A Bayesian log-Gamma weighted ensemble forecast of Ambloyomma americanum larval density for the NEON EFI Forecasting Challenge 2022.
The method is described as follows: First a a Generalised Additive Model (GAM) with an assumed Tweedie response distribution is fitted to a training sample of each individual time series. This model estimates smooth functions for seasonality and long-term trend. Next, posterior expectation distributions for the training series are extracted from the GAM as a way of 'imputing' missing values with some respect of uncertainty around those values. Imputed in-sample training series on the log scale are then used to fit two additional benchmark sub-models to each site-level time series; these sub-models consist of a robust STL decomposition with AR errors and a Seasonal ARIMA model. Second, the fitted values and testing horizon point forecasts (on the log scale) from each model (i.e. the GAM, the STL-AR and the ARIMA) are used as predictors in a weighted ensemble Bayesian log-Gamma model in which the weights are estimated as multivariate normal regression coefficients. Parameters of this model are estimated using MCMC sampling via a Gibbs sampler in the software JAGS
. The estimated weight distributions are then used to update the forecast by training each of the above three models on the entire available time series for each site.

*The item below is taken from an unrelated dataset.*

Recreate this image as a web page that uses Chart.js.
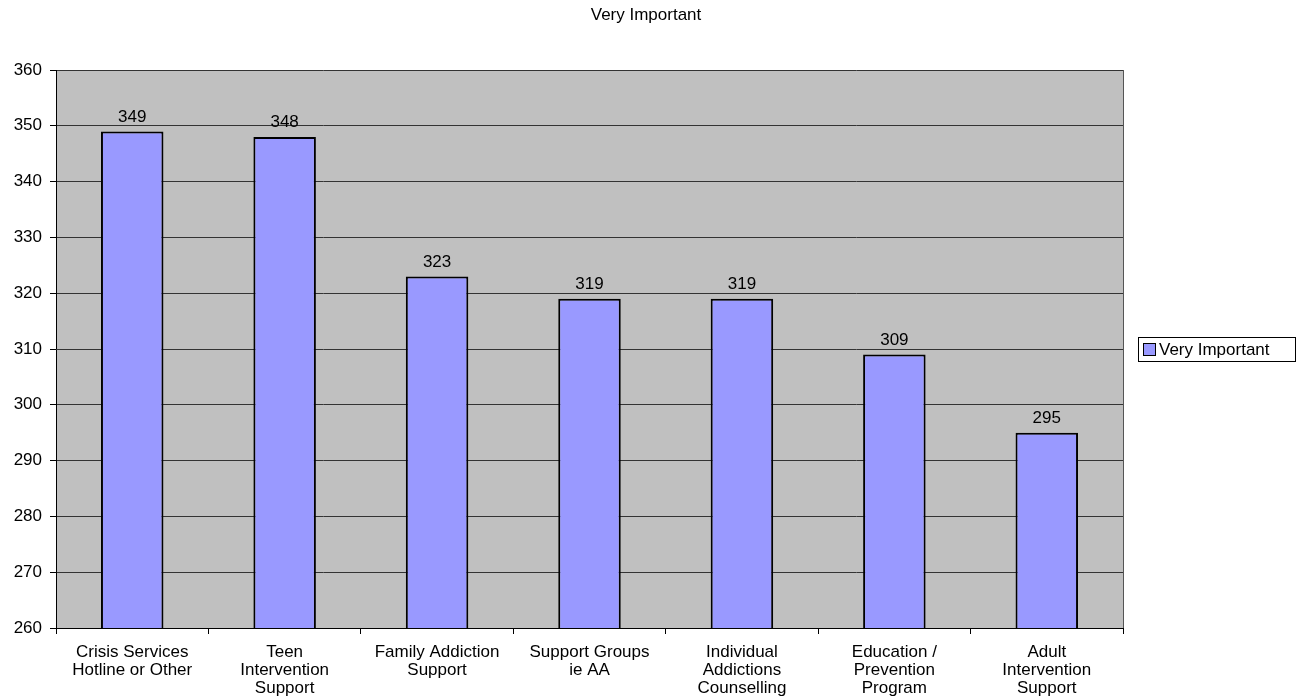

The entire modelling process is outlined in the R/benchmark_ens_jags.R
script
There are limitations with these models in that (1) missing values must first be imputed prior to fitting the STL and ARIMA models, and this imputation scheme will have impacts on the resulting forecasts (though uncertainty in the imputation is somewhat respected); (2) the current modelling framework does not use partial pooling among locations and; (3) no environmental or ecological covariates are included. The purpose of the modelling framework is to identify useful benchmark models that can perform reasonably well in forecasting bounded ecological series such as tick densities so that more realistic population-based or mechanistic models that incorporate biological realism can be tested and improved.
None whatsoever. Please use, adapt and distribute this code widely so that the models can be improved and our collective knowledge of tick abundance distributions can accelerate.